手縫いのカード入れを作る工程を見てみましょう。

1.
材料の裁断をします。裁断はビニル板の上で。
2.
裏革を接着するために、接着剤の塗布をします。


3.
裏革を接着する時は、裏側から全体にローラーを掛け、周囲をハンマーで圧着します。
4.
ケース入り口側に、ネジ捻で飾りの線を入れます。


5.
入り口側を面取りし、染料で色を差します。そして磨いて仕上げます。トコノールを使用。
6.
前胴と後胴を接着するための準備に、裏革の周囲をヤスリで荒らします。接着剤が効くようにするため。


7.
ヤスリで荒らした部分にボンドを塗布します。両面塗布で、乾いてから接着。
8.
前胴と後胴を接着し、広口エンマで圧着します。平らな作品の場合はハンマーで押さえてもいいです。


9.
縫い代線を入れます。ここではネジ捻を利用していますが、ステッチンググルーバーで溝を切る方法もあります。
10.
菱目打ちで縫い代線に合わせて穴あけをします。ずらす時に1〜2目ずつ重ねるようにして、ピッチを揃えます。ゴム板の上で木槌で叩きます。


11.
糸と針の準備をします。糸先を漉き、ロウを施し、糸の両端に針を付けます。
12.
手縫いバイスに固定して、一目ずつ縫い締めていきます。


13.
縫い終わってからの糸切りは、マイクロニッパーなどを使うと安全にきれいに切れると思います。
14.
周囲の面取りをします。面取り専用の工具も便利ですし、写真のようなヤスリで削ることもできます。


15.
面取り後に色を差し、コバを磨きます。
16.
完成写真です。

【手縫い針の取り付け方】
 麻糸の糸先を漉き、ロウを施した後、下図の左からの順番で針を付けます。針は糸の両端に取り付けます。取り付けた後、からみ目の部分をロウで整えます。
針の取り付け方


 手縫いは基本を押さえると、きれいな縫い目で仕立てを行うことができます。立体的な作品になると、ここで紹介している工程とはまた違った内容になってくる部分もあります。

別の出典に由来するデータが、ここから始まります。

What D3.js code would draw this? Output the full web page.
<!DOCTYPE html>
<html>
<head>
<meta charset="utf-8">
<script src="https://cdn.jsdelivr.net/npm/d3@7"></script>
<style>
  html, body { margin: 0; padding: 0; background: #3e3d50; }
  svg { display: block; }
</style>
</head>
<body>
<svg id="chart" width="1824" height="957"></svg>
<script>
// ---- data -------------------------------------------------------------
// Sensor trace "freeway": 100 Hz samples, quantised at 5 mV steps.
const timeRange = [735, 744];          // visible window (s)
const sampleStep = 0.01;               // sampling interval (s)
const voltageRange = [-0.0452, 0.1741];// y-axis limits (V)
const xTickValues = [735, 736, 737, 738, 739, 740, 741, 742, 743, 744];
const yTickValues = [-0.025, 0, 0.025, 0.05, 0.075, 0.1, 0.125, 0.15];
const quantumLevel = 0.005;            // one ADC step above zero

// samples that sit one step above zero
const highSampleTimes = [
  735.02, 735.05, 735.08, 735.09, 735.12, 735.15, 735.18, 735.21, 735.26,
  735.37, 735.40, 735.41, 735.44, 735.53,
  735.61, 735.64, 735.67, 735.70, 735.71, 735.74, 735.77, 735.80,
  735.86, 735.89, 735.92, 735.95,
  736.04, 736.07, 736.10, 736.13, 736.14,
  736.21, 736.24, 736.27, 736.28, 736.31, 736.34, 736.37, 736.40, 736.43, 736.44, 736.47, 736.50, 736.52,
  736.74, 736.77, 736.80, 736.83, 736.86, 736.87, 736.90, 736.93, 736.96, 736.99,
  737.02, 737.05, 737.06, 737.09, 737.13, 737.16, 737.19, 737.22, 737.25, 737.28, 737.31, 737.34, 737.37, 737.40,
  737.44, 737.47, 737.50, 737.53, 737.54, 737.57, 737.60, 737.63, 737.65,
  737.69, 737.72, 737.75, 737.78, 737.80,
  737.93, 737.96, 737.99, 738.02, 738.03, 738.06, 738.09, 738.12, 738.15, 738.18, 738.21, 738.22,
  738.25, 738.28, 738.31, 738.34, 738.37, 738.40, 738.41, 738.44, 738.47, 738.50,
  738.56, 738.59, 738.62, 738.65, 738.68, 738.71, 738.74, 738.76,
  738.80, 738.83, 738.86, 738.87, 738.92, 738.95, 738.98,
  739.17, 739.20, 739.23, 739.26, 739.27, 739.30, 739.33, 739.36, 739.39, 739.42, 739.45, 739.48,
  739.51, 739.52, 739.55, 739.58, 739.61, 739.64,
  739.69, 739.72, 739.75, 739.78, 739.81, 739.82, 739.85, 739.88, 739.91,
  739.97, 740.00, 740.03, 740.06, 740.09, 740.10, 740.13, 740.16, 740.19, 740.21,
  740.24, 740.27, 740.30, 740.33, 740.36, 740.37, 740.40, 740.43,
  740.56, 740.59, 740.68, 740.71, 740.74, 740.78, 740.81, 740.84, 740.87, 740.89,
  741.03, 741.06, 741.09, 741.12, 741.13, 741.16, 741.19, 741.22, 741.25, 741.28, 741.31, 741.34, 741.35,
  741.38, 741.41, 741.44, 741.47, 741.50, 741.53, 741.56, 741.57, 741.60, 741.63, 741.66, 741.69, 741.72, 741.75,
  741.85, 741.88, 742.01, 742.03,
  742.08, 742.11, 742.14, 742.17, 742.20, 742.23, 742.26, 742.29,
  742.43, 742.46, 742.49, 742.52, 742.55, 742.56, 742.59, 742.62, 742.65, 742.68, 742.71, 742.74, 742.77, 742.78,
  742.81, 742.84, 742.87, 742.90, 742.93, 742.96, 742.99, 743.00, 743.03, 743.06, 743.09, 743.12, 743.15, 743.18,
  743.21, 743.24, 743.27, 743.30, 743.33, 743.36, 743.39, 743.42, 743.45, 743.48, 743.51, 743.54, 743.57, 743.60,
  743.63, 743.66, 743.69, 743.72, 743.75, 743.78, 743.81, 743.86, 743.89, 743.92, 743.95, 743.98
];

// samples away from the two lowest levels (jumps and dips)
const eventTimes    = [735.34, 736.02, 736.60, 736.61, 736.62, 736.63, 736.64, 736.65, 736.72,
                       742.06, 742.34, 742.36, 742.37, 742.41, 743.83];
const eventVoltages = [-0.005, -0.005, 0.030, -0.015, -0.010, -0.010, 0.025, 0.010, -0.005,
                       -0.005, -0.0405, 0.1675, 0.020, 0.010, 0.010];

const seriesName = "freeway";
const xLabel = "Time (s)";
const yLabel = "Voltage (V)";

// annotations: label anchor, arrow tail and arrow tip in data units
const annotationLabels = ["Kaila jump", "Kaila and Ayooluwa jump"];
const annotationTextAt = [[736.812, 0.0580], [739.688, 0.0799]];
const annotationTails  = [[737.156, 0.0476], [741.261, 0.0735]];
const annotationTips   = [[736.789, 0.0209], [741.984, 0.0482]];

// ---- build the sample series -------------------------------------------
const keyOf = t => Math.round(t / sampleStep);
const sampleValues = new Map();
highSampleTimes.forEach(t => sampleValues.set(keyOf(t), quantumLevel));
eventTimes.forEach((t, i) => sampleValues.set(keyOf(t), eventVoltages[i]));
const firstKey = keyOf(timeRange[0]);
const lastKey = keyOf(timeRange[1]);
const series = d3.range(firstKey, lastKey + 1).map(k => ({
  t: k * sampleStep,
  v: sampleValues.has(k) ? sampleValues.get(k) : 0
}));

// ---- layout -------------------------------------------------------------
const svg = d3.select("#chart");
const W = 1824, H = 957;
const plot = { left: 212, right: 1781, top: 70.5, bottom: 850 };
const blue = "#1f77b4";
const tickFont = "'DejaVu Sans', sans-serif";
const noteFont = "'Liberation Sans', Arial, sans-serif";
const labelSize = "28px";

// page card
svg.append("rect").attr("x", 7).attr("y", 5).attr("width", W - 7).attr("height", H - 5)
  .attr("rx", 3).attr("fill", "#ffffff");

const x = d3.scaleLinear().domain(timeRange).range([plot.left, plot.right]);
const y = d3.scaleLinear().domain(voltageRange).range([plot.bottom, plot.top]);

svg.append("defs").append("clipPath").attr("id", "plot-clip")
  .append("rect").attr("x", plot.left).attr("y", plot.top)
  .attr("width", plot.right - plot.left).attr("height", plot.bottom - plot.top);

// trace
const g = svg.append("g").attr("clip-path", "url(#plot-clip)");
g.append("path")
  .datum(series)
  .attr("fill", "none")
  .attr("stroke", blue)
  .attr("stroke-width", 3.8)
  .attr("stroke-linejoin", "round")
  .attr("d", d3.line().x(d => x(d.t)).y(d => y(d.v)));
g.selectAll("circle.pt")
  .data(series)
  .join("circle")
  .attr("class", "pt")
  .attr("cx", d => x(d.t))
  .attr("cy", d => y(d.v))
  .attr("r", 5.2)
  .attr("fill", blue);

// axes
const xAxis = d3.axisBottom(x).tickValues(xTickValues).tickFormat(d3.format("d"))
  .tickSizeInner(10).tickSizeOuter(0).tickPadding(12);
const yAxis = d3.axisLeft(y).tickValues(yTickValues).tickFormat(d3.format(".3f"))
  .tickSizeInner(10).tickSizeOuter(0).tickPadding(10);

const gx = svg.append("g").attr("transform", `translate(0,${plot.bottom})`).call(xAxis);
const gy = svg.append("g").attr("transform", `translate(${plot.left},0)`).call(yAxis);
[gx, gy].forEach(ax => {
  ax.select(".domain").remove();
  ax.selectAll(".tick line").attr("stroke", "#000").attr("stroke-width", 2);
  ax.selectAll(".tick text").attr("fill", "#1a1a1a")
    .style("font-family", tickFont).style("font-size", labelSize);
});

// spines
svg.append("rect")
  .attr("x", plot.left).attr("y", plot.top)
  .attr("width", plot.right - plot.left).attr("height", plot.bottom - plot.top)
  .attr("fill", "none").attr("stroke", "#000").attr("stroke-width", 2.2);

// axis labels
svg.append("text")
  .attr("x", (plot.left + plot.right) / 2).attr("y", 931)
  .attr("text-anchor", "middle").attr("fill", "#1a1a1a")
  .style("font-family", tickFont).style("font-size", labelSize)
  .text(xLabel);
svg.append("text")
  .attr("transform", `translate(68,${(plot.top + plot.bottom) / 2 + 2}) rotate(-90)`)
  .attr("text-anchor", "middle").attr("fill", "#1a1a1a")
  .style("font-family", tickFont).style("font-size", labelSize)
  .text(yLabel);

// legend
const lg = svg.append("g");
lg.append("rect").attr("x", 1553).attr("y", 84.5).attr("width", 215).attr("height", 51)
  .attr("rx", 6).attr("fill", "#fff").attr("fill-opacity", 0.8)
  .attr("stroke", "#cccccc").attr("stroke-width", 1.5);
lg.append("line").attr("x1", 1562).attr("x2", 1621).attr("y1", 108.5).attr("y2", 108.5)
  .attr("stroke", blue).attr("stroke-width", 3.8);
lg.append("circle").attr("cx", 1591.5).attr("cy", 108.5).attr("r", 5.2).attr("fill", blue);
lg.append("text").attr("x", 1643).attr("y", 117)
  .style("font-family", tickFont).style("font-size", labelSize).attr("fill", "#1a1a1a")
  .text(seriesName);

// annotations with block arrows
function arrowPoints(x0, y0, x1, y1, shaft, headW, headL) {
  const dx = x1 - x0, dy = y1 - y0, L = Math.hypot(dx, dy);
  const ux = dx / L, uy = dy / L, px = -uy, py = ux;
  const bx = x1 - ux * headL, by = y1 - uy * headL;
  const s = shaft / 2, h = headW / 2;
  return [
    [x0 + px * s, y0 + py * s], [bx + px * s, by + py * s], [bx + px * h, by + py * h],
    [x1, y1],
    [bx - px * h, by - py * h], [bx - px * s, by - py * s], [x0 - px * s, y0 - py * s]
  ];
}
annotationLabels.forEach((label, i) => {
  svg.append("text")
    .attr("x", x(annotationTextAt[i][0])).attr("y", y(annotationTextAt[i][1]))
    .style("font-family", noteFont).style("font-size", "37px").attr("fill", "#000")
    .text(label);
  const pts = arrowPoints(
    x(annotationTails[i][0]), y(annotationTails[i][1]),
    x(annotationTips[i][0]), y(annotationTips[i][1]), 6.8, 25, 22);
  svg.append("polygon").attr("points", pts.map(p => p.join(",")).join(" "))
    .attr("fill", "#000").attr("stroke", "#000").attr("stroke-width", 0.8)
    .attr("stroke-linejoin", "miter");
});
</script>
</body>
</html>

 手縫い道具の具体的な製品については、当サイトの 一窓店舗 のページを参考にご覧ください。菱目打ちは4ミリピッチの製品が無難で使いやすいのではないかと思います。






 

 この画像は、小学校で手縫いを実施した時のものです。固定具で、しっかりと固定することによって、作業が楽にできるようになります。

 手縫いは、ある決まった糸の通し方をすると綺麗な縫い目になりますので、作業を覚えるのが得意な生徒さんが正しい作業をマスターすれば、安定した結果が得られると思います。

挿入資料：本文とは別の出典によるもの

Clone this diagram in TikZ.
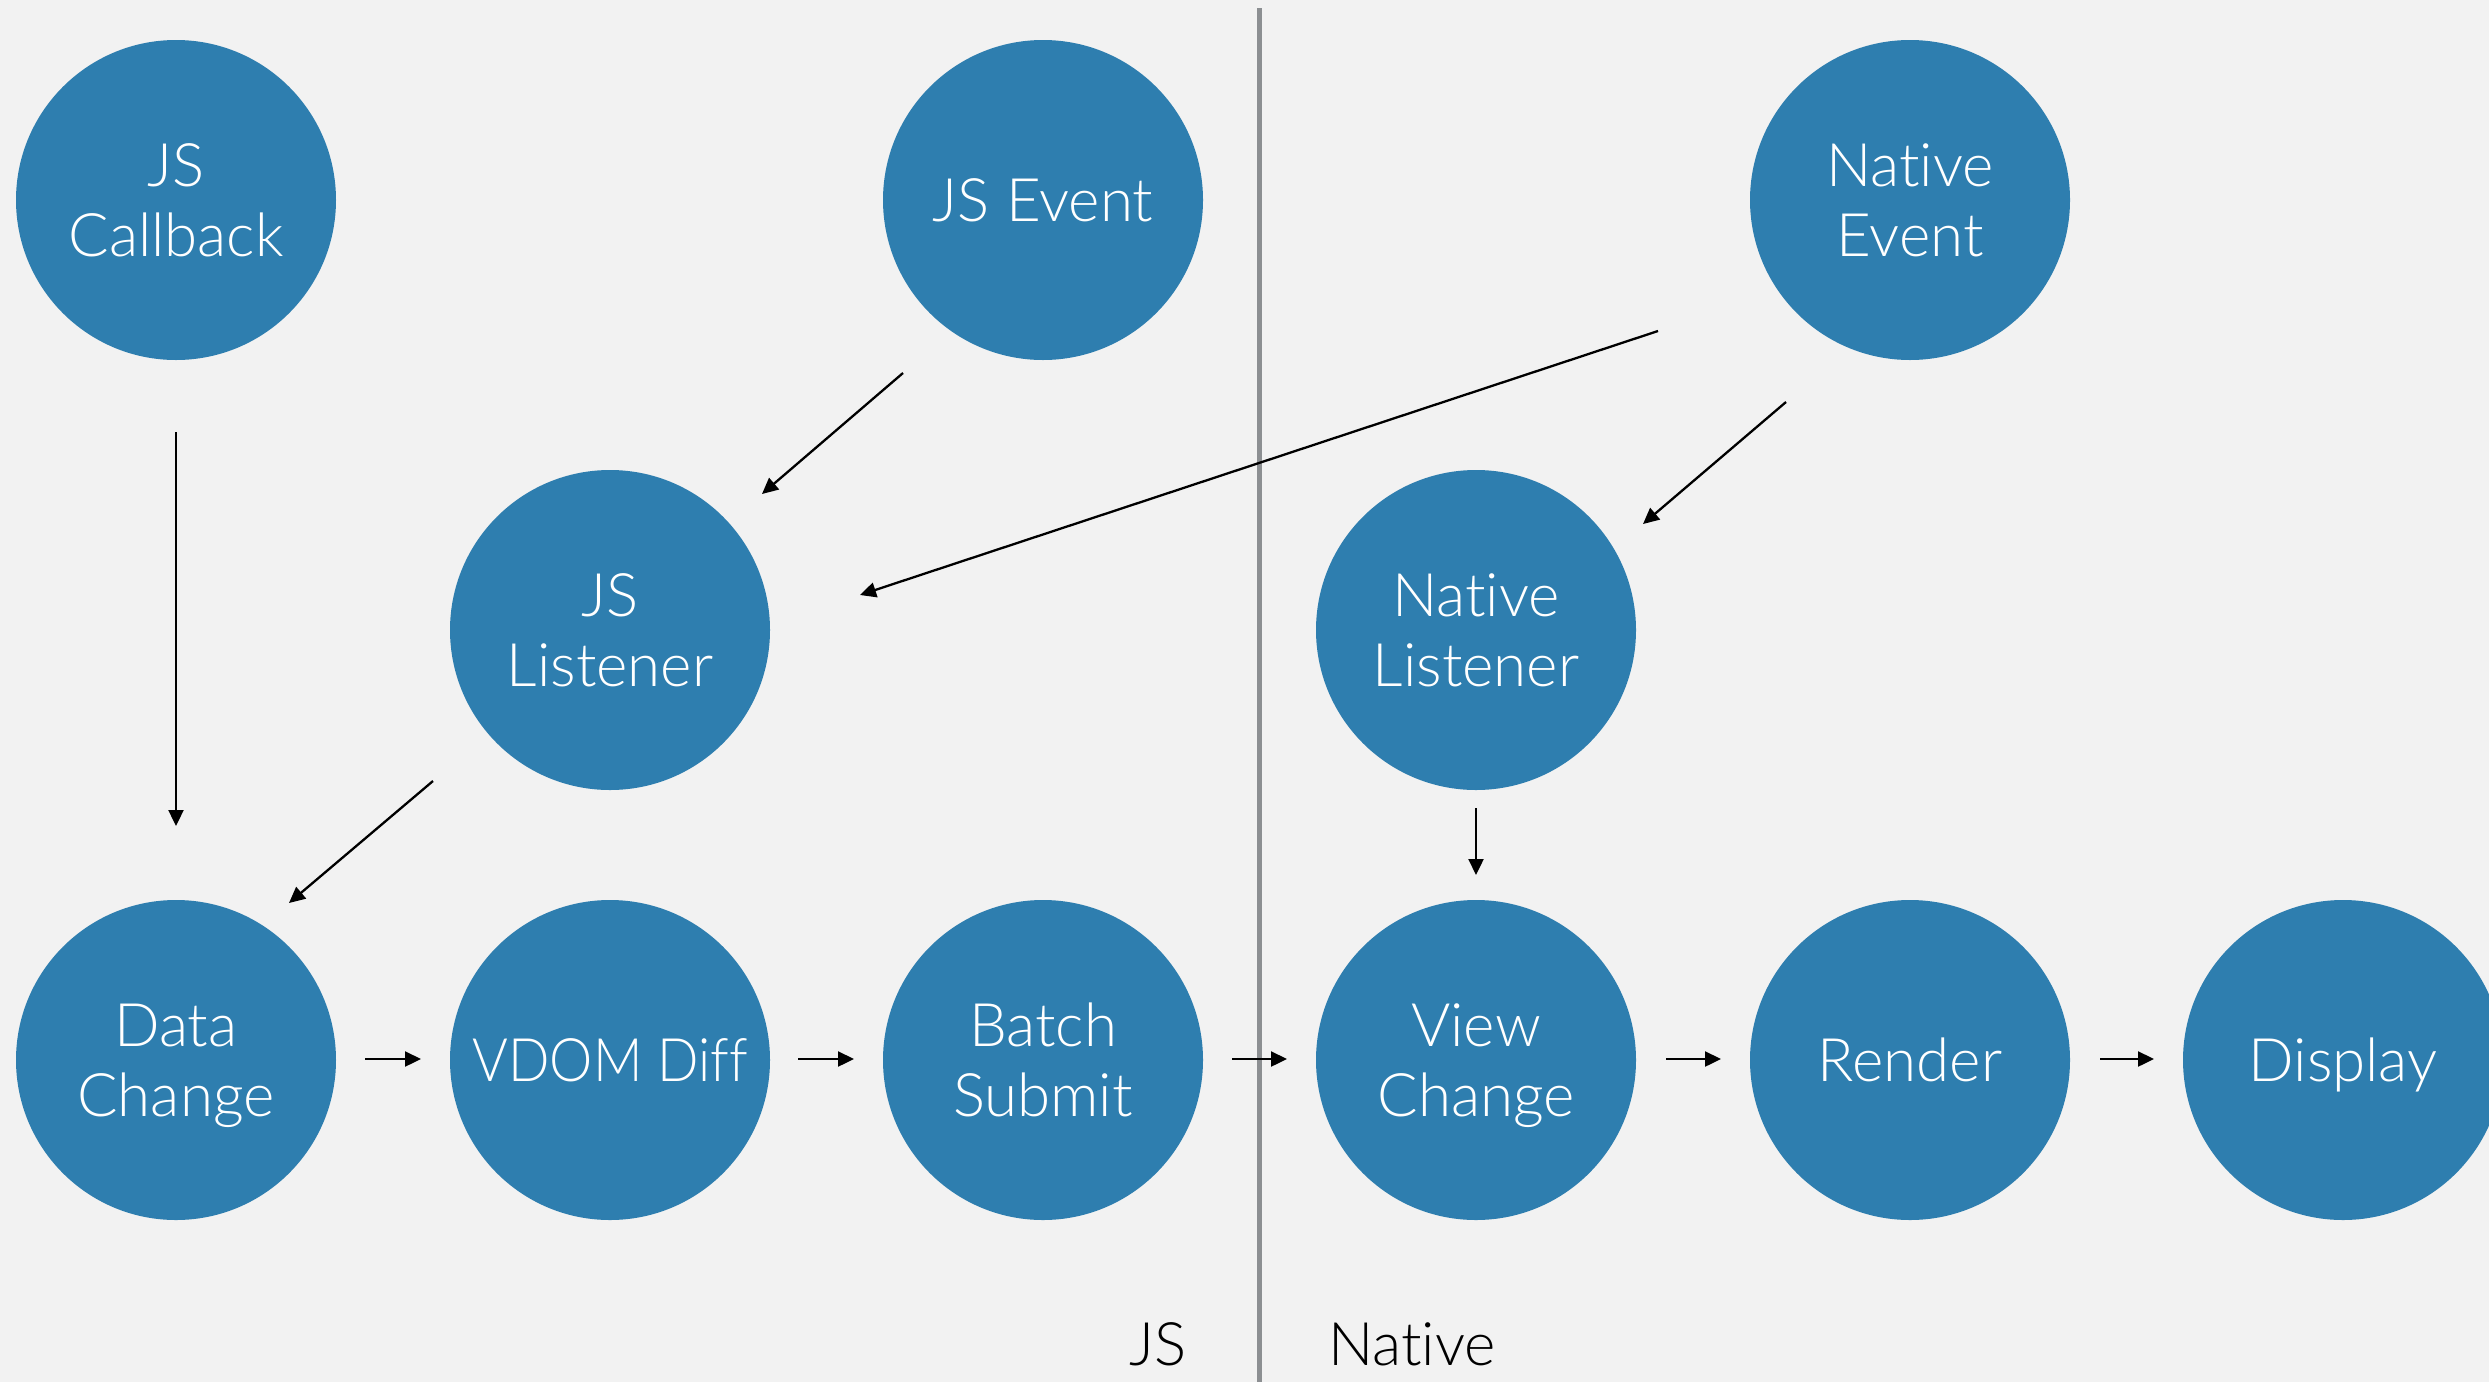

 実際に結果を見るまでは、大人にとっても覚えにくい面のある手縫いができるかどうか半信半疑だったのですが、生徒さんが革の作業にしっかりと取り組み、教える先生の様々な工夫もあって、たいへん優れた作業ができる実例となりました。


 これは、小さな印鑑入れ程度のサイズのケースですが、手縫いで仕立てられたものです。いい感じに仕上がっていると思います。

 手縫いは、低コストでできる仕立て法なので、予算の少ない作業学習の現場にとっても、有効な時があると思います。また、バザーなどでの販売の機会にも、販売商品の幅が広がる可能性があります。

 誰にでもできるという技術では無いかもしれませんが、練習するうちにマスターできることもありますので、何度か挑戦する機会を作ってみるのも良いかもしれません。

 もちろん、教える側が手縫いの工程を理解しておかなくてはなりませんが、最低限の操作については、それほど難しくなく覚えることができると思います。



 これは、巾着型のバッグですが、やはり小学生が手縫いで作ったものです。ソフトな素材で作られています。手縫いの基本は変わりませんので、この様な作品作りまで発展させることもできます。

 教える先生が一度作ってみて工程を覚え、またご家庭の方の予算への理解などもあってのことだと思いますが、様々な可能性が感じられる作品でした。

 この様なソフトな素材は、手縫いの下穴が分かりにくくなってしまうので、決して縫いやすい物ではないのですが、しっかりと仕立てられました。

 ある程度の道具や、作業者と教える側の力が必要になるものですが、可能性がある時にはぜひ手縫いにも取り組んでいただきたいと思います。製作できる物の幅が、ぐんと広がるのではないでしょうか。